**GOAL**
Output the material beneath this task exactly, images excluded.

* begin COLLECTED DATA *

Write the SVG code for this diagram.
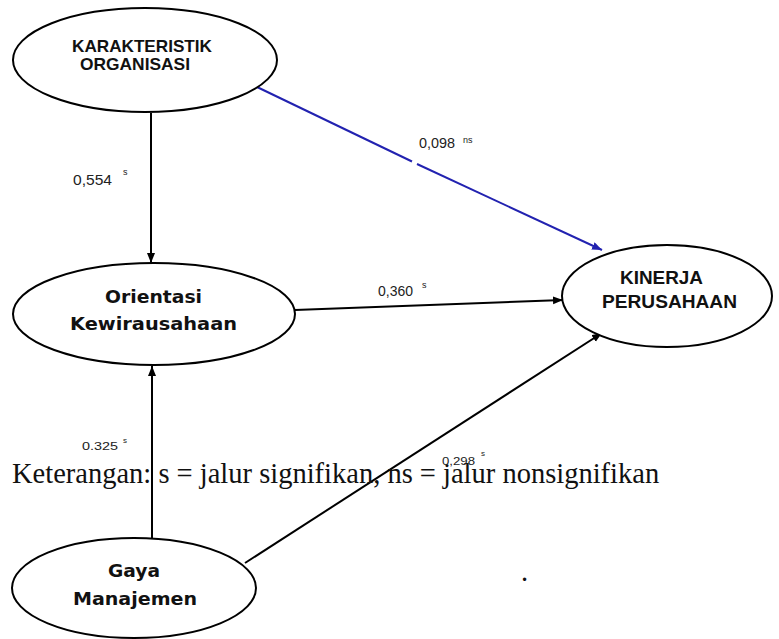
<svg xmlns="http://www.w3.org/2000/svg" width="779" height="639" viewBox="0 0 779 639">
<style>
.node{fill:#fff;stroke:#000;stroke-width:2}
.edge{stroke:#000;stroke-width:2;fill:none}
.blue{stroke:#2222b0;stroke-width:2;fill:none}
.t1{font-family:"Liberation Sans",Arial,sans-serif;font-weight:bold;fill:#111}
.t2{font-family:"DejaVu Sans",Verdana,sans-serif;font-weight:bold;fill:#111}
.lbl{font-family:"Liberation Sans",Arial,sans-serif;fill:#222}
.note{font-family:"Liberation Serif","Times New Roman",serif;fill:#111}
</style>
<defs>
<marker id="ah" markerUnits="userSpaceOnUse" markerWidth="11" markerHeight="9" refX="10" refY="4" orient="auto">
<path d="M0,0 L10,4 L0,8 z" fill="#000"/>
</marker>
<marker id="ahb" markerUnits="userSpaceOnUse" markerWidth="11" markerHeight="9" refX="10" refY="4" orient="auto">
<path d="M0,0 L10,4 L0,8 z" fill="#2222b0"/>
</marker>
</defs>
<rect width="779" height="639" fill="#fff"/>
<g id="connectors">
<path class="edge" d="M151,113 L151,263" marker-end="url(#ah)"/>
<path class="blue" d="M257,87 L412,161.5"/>
<path class="blue" d="M417,164 L602,250" marker-end="url(#ahb)"/>
<path class="edge" d="M295,310 L563,300" marker-end="url(#ah)"/>
<path class="edge" d="M152,538 L152,366" marker-end="url(#ah)"/>
<path class="edge" d="M245,563 L602,333" marker-end="url(#ah)"/>
</g>
<g id="node-karakteristik">
<ellipse class="node" cx="145" cy="60" rx="132" ry="52"/>
<text class="t1" x="72" y="52" font-size="17" textLength="140" lengthAdjust="spacingAndGlyphs">KARAKTERISTIK</text>
<text class="t1" x="80" y="70" font-size="17" textLength="110" lengthAdjust="spacingAndGlyphs">ORGANISASI</text>
</g>
<g id="node-orientasi">
<ellipse class="node" cx="154" cy="314" rx="141" ry="51"/>
<text class="t2" x="105" y="303" font-size="18" textLength="97" lengthAdjust="spacingAndGlyphs">Orientasi</text>
<text class="t2" x="70" y="330" font-size="18" textLength="167" lengthAdjust="spacingAndGlyphs">Kewirausahaan</text>
</g>
<g id="node-kinerja">
<ellipse class="node" cx="667" cy="296" rx="105" ry="51"/>
<text class="t1" x="620" y="284" font-size="19" textLength="83" lengthAdjust="spacingAndGlyphs">KINERJA</text>
<text class="t1" x="602" y="308" font-size="19" textLength="135" lengthAdjust="spacingAndGlyphs">PERUSAHAAN</text>
</g>
<g id="node-gaya">
<ellipse class="node" cx="134" cy="588" rx="122" ry="50"/>
<text class="t2" x="108" y="577" font-size="18" textLength="52" lengthAdjust="spacingAndGlyphs">Gaya</text>
<text class="t2" x="73" y="605" font-size="18" textLength="124" lengthAdjust="spacingAndGlyphs">Manajemen</text>
</g>
<g id="labels">
<text class="lbl" x="73" y="185" font-size="15" textLength="39" lengthAdjust="spacingAndGlyphs">0,554</text>
<text class="lbl" x="123" y="175" font-size="9">s</text>
<text class="lbl" x="419" y="148" font-size="14" textLength="36" lengthAdjust="spacingAndGlyphs">0,098</text>
<text class="lbl" x="463" y="143" font-size="9">ns</text>
<text class="lbl" x="378" y="296" font-size="14" textLength="35" lengthAdjust="spacingAndGlyphs">0,360</text>
<text class="lbl" x="422" y="288" font-size="9">s</text>
<text class="lbl" x="82" y="450" font-size="11" textLength="36" lengthAdjust="spacingAndGlyphs">0.325</text>
<text class="lbl" x="123" y="443" font-size="8">s</text>
</g>
<g id="note">
<text class="note" x="12" y="483" font-size="28.5">Keterangan: s = jalur signifikan, ns = jalur nonsignifikan</text>
<text class="lbl" x="442" y="465" font-size="11" textLength="33" lengthAdjust="spacingAndGlyphs">0,298</text>
<text class="lbl" x="481" y="456" font-size="8">s</text>
<text class="note" x="521" y="581" font-size="28.5">.</text>
</g>
</svg>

* end COLLECTED DATA *

**PROBLEM SOLUTION**
Write the SVG code for this diagram.
<svg xmlns="http://www.w3.org/2000/svg" width="779" height="639" viewBox="0 0 779 639">
<style>
.node{fill:#fff;stroke:#000;stroke-width:2}
.edge{stroke:#000;stroke-width:2;fill:none}
.blue{stroke:#2222b0;stroke-width:2;fill:none}
.t1{font-family:"Liberation Sans",Arial,sans-serif;font-weight:bold;fill:#111}
.t2{font-family:"DejaVu Sans",Verdana,sans-serif;font-weight:bold;fill:#111}
.lbl{font-family:"Liberation Sans",Arial,sans-serif;fill:#222}
.note{font-family:"Liberation Serif","Times New Roman",serif;fill:#111}
</style>
<defs>
<marker id="ah" markerUnits="userSpaceOnUse" markerWidth="11" markerHeight="9" refX="10" refY="4" orient="auto">
<path d="M0,0 L10,4 L0,8 z" fill="#000"/>
</marker>
<marker id="ahb" markerUnits="userSpaceOnUse" markerWidth="11" markerHeight="9" refX="10" refY="4" orient="auto">
<path d="M0,0 L10,4 L0,8 z" fill="#2222b0"/>
</marker>
</defs>
<rect width="779" height="639" fill="#fff"/>
<g id="connectors">
<path class="edge" d="M151,113 L151,263" marker-end="url(#ah)"/>
<path class="blue" d="M257,87 L412,161.5"/>
<path class="blue" d="M417,164 L602,250" marker-end="url(#ahb)"/>
<path class="edge" d="M295,310 L563,300" marker-end="url(#ah)"/>
<path class="edge" d="M152,538 L152,366" marker-end="url(#ah)"/>
<path class="edge" d="M245,563 L602,333" marker-end="url(#ah)"/>
</g>
<g id="node-karakteristik">
<ellipse class="node" cx="145" cy="60" rx="132" ry="52"/>
<text class="t1" x="72" y="52" font-size="17" textLength="140" lengthAdjust="spacingAndGlyphs">KARAKTERISTIK</text>
<text class="t1" x="80" y="70" font-size="17" textLength="110" lengthAdjust="spacingAndGlyphs">ORGANISASI</text>
</g>
<g id="node-orientasi">
<ellipse class="node" cx="154" cy="314" rx="141" ry="51"/>
<text class="t2" x="105" y="303" font-size="18" textLength="97" lengthAdjust="spacingAndGlyphs">Orientasi</text>
<text class="t2" x="70" y="330" font-size="18" textLength="167" lengthAdjust="spacingAndGlyphs">Kewirausahaan</text>
</g>
<g id="node-kinerja">
<ellipse class="node" cx="667" cy="296" rx="105" ry="51"/>
<text class="t1" x="620" y="284" font-size="19" textLength="83" lengthAdjust="spacingAndGlyphs">KINERJA</text>
<text class="t1" x="602" y="308" font-size="19" textLength="135" lengthAdjust="spacingAndGlyphs">PERUSAHAAN</text>
</g>
<g id="node-gaya">
<ellipse class="node" cx="134" cy="588" rx="122" ry="50"/>
<text class="t2" x="108" y="577" font-size="18" textLength="52" lengthAdjust="spacingAndGlyphs">Gaya</text>
<text class="t2" x="73" y="605" font-size="18" textLength="124" lengthAdjust="spacingAndGlyphs">Manajemen</text>
</g>
<g id="labels">
<text class="lbl" x="73" y="185" font-size="15" textLength="39" lengthAdjust="spacingAndGlyphs">0,554</text>
<text class="lbl" x="123" y="175" font-size="9">s</text>
<text class="lbl" x="419" y="148" font-size="14" textLength="36" lengthAdjust="spacingAndGlyphs">0,098</text>
<text class="lbl" x="463" y="143" font-size="9">ns</text>
<text class="lbl" x="378" y="296" font-size="14" textLength="35" lengthAdjust="spacingAndGlyphs">0,360</text>
<text class="lbl" x="422" y="288" font-size="9">s</text>
<text class="lbl" x="82" y="450" font-size="11" textLength="36" lengthAdjust="spacingAndGlyphs">0.325</text>
<text class="lbl" x="123" y="443" font-size="8">s</text>
</g>
<g id="note">
<text class="note" x="12" y="483" font-size="28.5">Keterangan: s = jalur signifikan, ns = jalur nonsignifikan</text>
<text class="lbl" x="442" y="465" font-size="11" textLength="33" lengthAdjust="spacingAndGlyphs">0,298</text>
<text class="lbl" x="481" y="456" font-size="8">s</text>
<text class="note" x="521" y="581" font-size="28.5">.</text>
</g>
</svg>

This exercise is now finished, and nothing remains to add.